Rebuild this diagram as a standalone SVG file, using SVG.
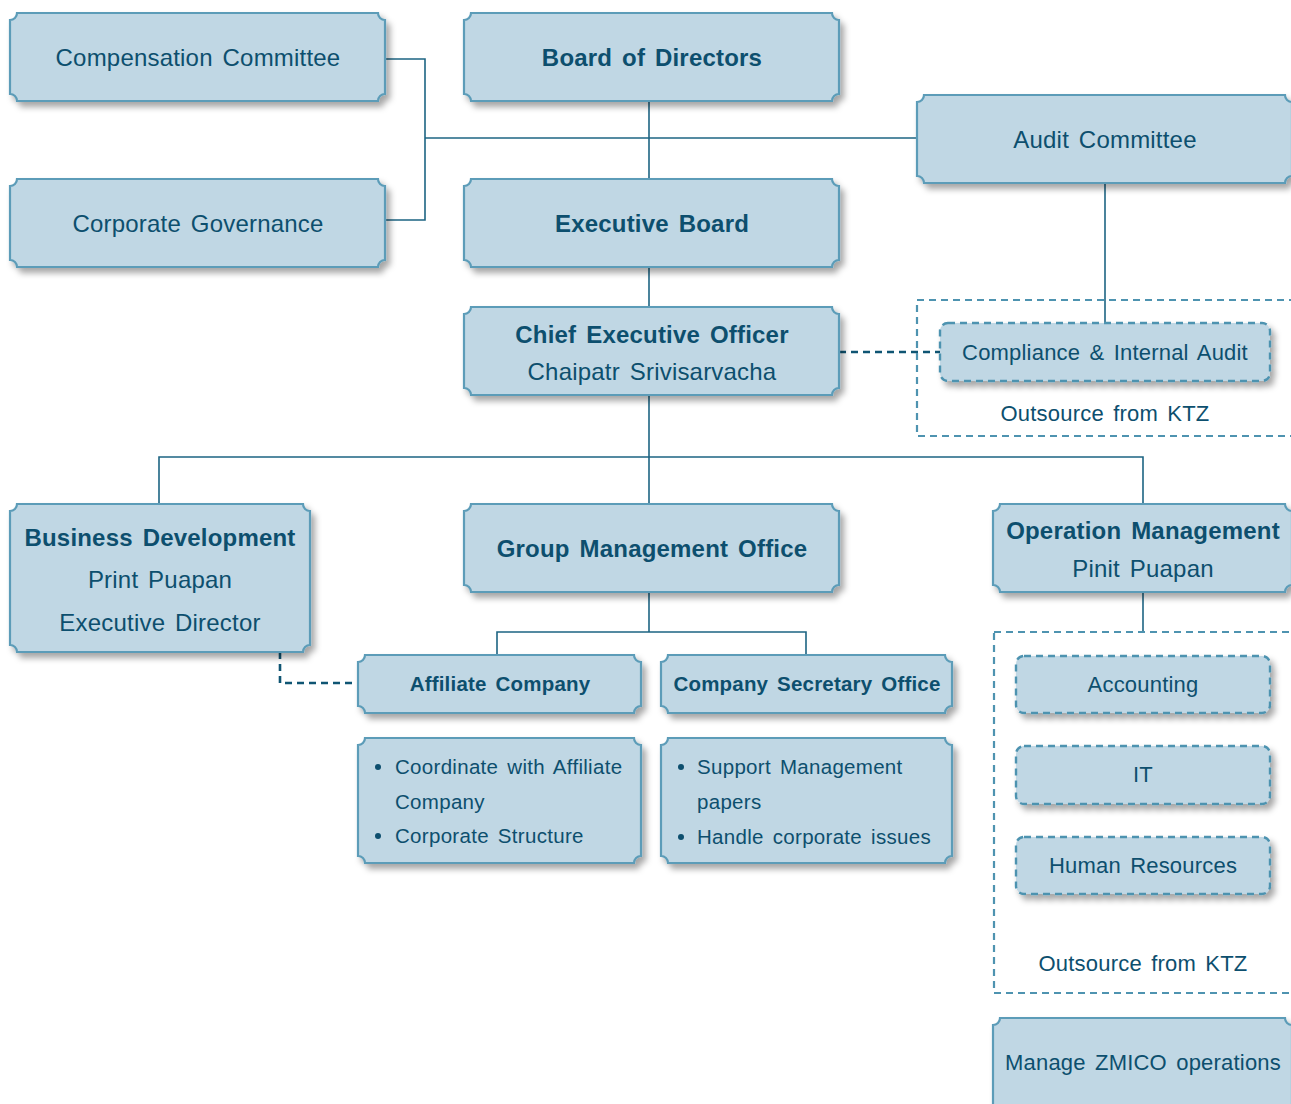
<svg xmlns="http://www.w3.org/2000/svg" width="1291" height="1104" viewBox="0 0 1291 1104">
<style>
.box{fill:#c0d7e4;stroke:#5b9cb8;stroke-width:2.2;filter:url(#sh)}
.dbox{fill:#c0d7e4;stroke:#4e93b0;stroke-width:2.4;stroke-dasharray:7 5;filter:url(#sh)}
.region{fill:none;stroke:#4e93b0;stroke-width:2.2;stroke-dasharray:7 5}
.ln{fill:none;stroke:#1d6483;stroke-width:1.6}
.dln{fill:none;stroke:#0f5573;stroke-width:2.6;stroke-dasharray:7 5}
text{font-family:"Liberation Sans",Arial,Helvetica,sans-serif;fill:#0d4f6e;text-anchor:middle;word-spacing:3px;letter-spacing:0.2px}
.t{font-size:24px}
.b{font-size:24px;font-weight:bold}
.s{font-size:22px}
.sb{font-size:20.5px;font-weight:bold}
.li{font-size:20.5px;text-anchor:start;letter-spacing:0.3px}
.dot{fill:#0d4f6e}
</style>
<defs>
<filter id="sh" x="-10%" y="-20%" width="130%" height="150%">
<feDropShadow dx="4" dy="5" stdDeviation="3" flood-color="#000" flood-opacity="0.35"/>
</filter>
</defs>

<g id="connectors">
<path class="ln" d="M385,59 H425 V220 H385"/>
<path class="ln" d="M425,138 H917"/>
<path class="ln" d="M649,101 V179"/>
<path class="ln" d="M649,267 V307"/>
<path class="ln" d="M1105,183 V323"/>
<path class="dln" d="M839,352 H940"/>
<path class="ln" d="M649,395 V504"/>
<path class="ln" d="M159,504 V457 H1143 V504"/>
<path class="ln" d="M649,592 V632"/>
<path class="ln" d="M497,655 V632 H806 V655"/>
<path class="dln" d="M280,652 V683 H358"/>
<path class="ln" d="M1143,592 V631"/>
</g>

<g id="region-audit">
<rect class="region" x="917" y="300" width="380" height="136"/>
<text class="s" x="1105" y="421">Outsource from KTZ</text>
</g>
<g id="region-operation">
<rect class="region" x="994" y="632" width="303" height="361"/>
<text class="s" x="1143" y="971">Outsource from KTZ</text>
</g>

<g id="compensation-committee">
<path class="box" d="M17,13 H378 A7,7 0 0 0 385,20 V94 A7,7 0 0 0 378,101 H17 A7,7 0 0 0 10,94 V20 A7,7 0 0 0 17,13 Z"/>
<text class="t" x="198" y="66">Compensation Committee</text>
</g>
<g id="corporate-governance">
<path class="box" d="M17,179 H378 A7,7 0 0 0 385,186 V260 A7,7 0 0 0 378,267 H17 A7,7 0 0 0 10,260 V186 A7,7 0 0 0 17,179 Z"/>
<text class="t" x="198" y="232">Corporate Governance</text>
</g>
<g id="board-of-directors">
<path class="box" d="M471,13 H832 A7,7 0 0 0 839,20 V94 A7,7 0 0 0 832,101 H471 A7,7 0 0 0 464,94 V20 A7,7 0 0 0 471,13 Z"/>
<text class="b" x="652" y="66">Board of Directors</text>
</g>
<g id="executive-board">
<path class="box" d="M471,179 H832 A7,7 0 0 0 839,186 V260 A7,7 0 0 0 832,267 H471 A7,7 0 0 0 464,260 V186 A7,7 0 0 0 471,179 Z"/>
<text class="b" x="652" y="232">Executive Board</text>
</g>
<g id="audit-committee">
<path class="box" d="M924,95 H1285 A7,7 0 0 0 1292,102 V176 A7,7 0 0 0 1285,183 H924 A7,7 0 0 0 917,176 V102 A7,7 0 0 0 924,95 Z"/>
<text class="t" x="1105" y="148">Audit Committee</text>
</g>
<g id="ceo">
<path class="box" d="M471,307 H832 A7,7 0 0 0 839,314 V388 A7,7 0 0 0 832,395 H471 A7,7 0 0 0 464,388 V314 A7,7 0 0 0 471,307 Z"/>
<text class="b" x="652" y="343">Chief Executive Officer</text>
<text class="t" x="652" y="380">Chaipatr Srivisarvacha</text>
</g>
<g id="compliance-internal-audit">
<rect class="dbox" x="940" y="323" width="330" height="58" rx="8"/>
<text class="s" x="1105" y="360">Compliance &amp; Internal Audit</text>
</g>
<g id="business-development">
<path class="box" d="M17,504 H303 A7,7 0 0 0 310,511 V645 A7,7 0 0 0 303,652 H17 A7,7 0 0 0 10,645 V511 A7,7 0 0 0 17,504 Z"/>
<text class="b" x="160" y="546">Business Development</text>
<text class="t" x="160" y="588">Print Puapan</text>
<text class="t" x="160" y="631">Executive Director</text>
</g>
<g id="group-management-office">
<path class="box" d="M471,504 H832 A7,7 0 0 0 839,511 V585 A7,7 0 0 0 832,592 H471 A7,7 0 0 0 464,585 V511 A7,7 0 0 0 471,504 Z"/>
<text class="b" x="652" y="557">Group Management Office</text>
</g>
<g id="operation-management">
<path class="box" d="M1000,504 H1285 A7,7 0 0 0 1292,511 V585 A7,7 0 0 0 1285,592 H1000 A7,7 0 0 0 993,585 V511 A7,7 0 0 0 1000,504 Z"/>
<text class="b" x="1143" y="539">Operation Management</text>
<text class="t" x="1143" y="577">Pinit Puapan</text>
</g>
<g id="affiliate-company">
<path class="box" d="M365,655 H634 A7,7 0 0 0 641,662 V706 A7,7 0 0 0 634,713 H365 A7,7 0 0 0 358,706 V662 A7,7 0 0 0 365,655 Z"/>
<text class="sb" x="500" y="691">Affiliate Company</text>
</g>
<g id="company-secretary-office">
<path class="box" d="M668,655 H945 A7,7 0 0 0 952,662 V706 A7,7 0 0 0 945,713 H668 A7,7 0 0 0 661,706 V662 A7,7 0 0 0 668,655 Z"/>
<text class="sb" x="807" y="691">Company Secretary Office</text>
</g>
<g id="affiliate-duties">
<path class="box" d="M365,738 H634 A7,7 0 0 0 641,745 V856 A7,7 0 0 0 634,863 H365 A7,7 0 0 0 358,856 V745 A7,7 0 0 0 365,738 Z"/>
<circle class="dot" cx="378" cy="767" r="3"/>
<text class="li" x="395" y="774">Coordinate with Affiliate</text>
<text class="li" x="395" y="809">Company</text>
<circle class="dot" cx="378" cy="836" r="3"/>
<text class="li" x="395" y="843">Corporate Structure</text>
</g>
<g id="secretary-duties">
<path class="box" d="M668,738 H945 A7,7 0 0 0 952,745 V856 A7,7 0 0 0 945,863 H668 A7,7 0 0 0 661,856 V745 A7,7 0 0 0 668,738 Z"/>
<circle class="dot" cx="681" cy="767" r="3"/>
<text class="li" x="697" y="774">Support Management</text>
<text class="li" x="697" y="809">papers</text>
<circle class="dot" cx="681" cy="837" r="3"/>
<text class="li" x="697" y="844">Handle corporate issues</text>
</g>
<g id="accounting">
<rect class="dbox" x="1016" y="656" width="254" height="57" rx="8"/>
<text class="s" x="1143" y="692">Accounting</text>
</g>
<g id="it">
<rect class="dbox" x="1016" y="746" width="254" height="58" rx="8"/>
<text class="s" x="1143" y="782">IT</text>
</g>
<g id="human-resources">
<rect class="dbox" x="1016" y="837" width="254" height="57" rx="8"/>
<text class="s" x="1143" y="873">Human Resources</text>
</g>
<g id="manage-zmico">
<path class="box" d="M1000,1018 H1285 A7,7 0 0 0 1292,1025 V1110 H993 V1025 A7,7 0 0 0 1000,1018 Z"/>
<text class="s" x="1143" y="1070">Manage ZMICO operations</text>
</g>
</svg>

= = = =

=== AIM ===
Write out again every line above exactly as given; the pictures do not belong in the copy.

=== RESULT FOR THIS EXERCISE ===
Rebuild this diagram as a standalone SVG file, using SVG.
<svg xmlns="http://www.w3.org/2000/svg" width="1291" height="1104" viewBox="0 0 1291 1104">
<style>
.box{fill:#c0d7e4;stroke:#5b9cb8;stroke-width:2.2;filter:url(#sh)}
.dbox{fill:#c0d7e4;stroke:#4e93b0;stroke-width:2.4;stroke-dasharray:7 5;filter:url(#sh)}
.region{fill:none;stroke:#4e93b0;stroke-width:2.2;stroke-dasharray:7 5}
.ln{fill:none;stroke:#1d6483;stroke-width:1.6}
.dln{fill:none;stroke:#0f5573;stroke-width:2.6;stroke-dasharray:7 5}
text{font-family:"Liberation Sans",Arial,Helvetica,sans-serif;fill:#0d4f6e;text-anchor:middle;word-spacing:3px;letter-spacing:0.2px}
.t{font-size:24px}
.b{font-size:24px;font-weight:bold}
.s{font-size:22px}
.sb{font-size:20.5px;font-weight:bold}
.li{font-size:20.5px;text-anchor:start;letter-spacing:0.3px}
.dot{fill:#0d4f6e}
</style>
<defs>
<filter id="sh" x="-10%" y="-20%" width="130%" height="150%">
<feDropShadow dx="4" dy="5" stdDeviation="3" flood-color="#000" flood-opacity="0.35"/>
</filter>
</defs>

<g id="connectors">
<path class="ln" d="M385,59 H425 V220 H385"/>
<path class="ln" d="M425,138 H917"/>
<path class="ln" d="M649,101 V179"/>
<path class="ln" d="M649,267 V307"/>
<path class="ln" d="M1105,183 V323"/>
<path class="dln" d="M839,352 H940"/>
<path class="ln" d="M649,395 V504"/>
<path class="ln" d="M159,504 V457 H1143 V504"/>
<path class="ln" d="M649,592 V632"/>
<path class="ln" d="M497,655 V632 H806 V655"/>
<path class="dln" d="M280,652 V683 H358"/>
<path class="ln" d="M1143,592 V631"/>
</g>

<g id="region-audit">
<rect class="region" x="917" y="300" width="380" height="136"/>
<text class="s" x="1105" y="421">Outsource from KTZ</text>
</g>
<g id="region-operation">
<rect class="region" x="994" y="632" width="303" height="361"/>
<text class="s" x="1143" y="971">Outsource from KTZ</text>
</g>

<g id="compensation-committee">
<path class="box" d="M17,13 H378 A7,7 0 0 0 385,20 V94 A7,7 0 0 0 378,101 H17 A7,7 0 0 0 10,94 V20 A7,7 0 0 0 17,13 Z"/>
<text class="t" x="198" y="66">Compensation Committee</text>
</g>
<g id="corporate-governance">
<path class="box" d="M17,179 H378 A7,7 0 0 0 385,186 V260 A7,7 0 0 0 378,267 H17 A7,7 0 0 0 10,260 V186 A7,7 0 0 0 17,179 Z"/>
<text class="t" x="198" y="232">Corporate Governance</text>
</g>
<g id="board-of-directors">
<path class="box" d="M471,13 H832 A7,7 0 0 0 839,20 V94 A7,7 0 0 0 832,101 H471 A7,7 0 0 0 464,94 V20 A7,7 0 0 0 471,13 Z"/>
<text class="b" x="652" y="66">Board of Directors</text>
</g>
<g id="executive-board">
<path class="box" d="M471,179 H832 A7,7 0 0 0 839,186 V260 A7,7 0 0 0 832,267 H471 A7,7 0 0 0 464,260 V186 A7,7 0 0 0 471,179 Z"/>
<text class="b" x="652" y="232">Executive Board</text>
</g>
<g id="audit-committee">
<path class="box" d="M924,95 H1285 A7,7 0 0 0 1292,102 V176 A7,7 0 0 0 1285,183 H924 A7,7 0 0 0 917,176 V102 A7,7 0 0 0 924,95 Z"/>
<text class="t" x="1105" y="148">Audit Committee</text>
</g>
<g id="ceo">
<path class="box" d="M471,307 H832 A7,7 0 0 0 839,314 V388 A7,7 0 0 0 832,395 H471 A7,7 0 0 0 464,388 V314 A7,7 0 0 0 471,307 Z"/>
<text class="b" x="652" y="343">Chief Executive Officer</text>
<text class="t" x="652" y="380">Chaipatr Srivisarvacha</text>
</g>
<g id="compliance-internal-audit">
<rect class="dbox" x="940" y="323" width="330" height="58" rx="8"/>
<text class="s" x="1105" y="360">Compliance &amp; Internal Audit</text>
</g>
<g id="business-development">
<path class="box" d="M17,504 H303 A7,7 0 0 0 310,511 V645 A7,7 0 0 0 303,652 H17 A7,7 0 0 0 10,645 V511 A7,7 0 0 0 17,504 Z"/>
<text class="b" x="160" y="546">Business Development</text>
<text class="t" x="160" y="588">Print Puapan</text>
<text class="t" x="160" y="631">Executive Director</text>
</g>
<g id="group-management-office">
<path class="box" d="M471,504 H832 A7,7 0 0 0 839,511 V585 A7,7 0 0 0 832,592 H471 A7,7 0 0 0 464,585 V511 A7,7 0 0 0 471,504 Z"/>
<text class="b" x="652" y="557">Group Management Office</text>
</g>
<g id="operation-management">
<path class="box" d="M1000,504 H1285 A7,7 0 0 0 1292,511 V585 A7,7 0 0 0 1285,592 H1000 A7,7 0 0 0 993,585 V511 A7,7 0 0 0 1000,504 Z"/>
<text class="b" x="1143" y="539">Operation Management</text>
<text class="t" x="1143" y="577">Pinit Puapan</text>
</g>
<g id="affiliate-company">
<path class="box" d="M365,655 H634 A7,7 0 0 0 641,662 V706 A7,7 0 0 0 634,713 H365 A7,7 0 0 0 358,706 V662 A7,7 0 0 0 365,655 Z"/>
<text class="sb" x="500" y="691">Affiliate Company</text>
</g>
<g id="company-secretary-office">
<path class="box" d="M668,655 H945 A7,7 0 0 0 952,662 V706 A7,7 0 0 0 945,713 H668 A7,7 0 0 0 661,706 V662 A7,7 0 0 0 668,655 Z"/>
<text class="sb" x="807" y="691">Company Secretary Office</text>
</g>
<g id="affiliate-duties">
<path class="box" d="M365,738 H634 A7,7 0 0 0 641,745 V856 A7,7 0 0 0 634,863 H365 A7,7 0 0 0 358,856 V745 A7,7 0 0 0 365,738 Z"/>
<circle class="dot" cx="378" cy="767" r="3"/>
<text class="li" x="395" y="774">Coordinate with Affiliate</text>
<text class="li" x="395" y="809">Company</text>
<circle class="dot" cx="378" cy="836" r="3"/>
<text class="li" x="395" y="843">Corporate Structure</text>
</g>
<g id="secretary-duties">
<path class="box" d="M668,738 H945 A7,7 0 0 0 952,745 V856 A7,7 0 0 0 945,863 H668 A7,7 0 0 0 661,856 V745 A7,7 0 0 0 668,738 Z"/>
<circle class="dot" cx="681" cy="767" r="3"/>
<text class="li" x="697" y="774">Support Management</text>
<text class="li" x="697" y="809">papers</text>
<circle class="dot" cx="681" cy="837" r="3"/>
<text class="li" x="697" y="844">Handle corporate issues</text>
</g>
<g id="accounting">
<rect class="dbox" x="1016" y="656" width="254" height="57" rx="8"/>
<text class="s" x="1143" y="692">Accounting</text>
</g>
<g id="it">
<rect class="dbox" x="1016" y="746" width="254" height="58" rx="8"/>
<text class="s" x="1143" y="782">IT</text>
</g>
<g id="human-resources">
<rect class="dbox" x="1016" y="837" width="254" height="57" rx="8"/>
<text class="s" x="1143" y="873">Human Resources</text>
</g>
<g id="manage-zmico">
<path class="box" d="M1000,1018 H1285 A7,7 0 0 0 1292,1025 V1110 H993 V1025 A7,7 0 0 0 1000,1018 Z"/>
<text class="s" x="1143" y="1070">Manage ZMICO operations</text>
</g>
</svg>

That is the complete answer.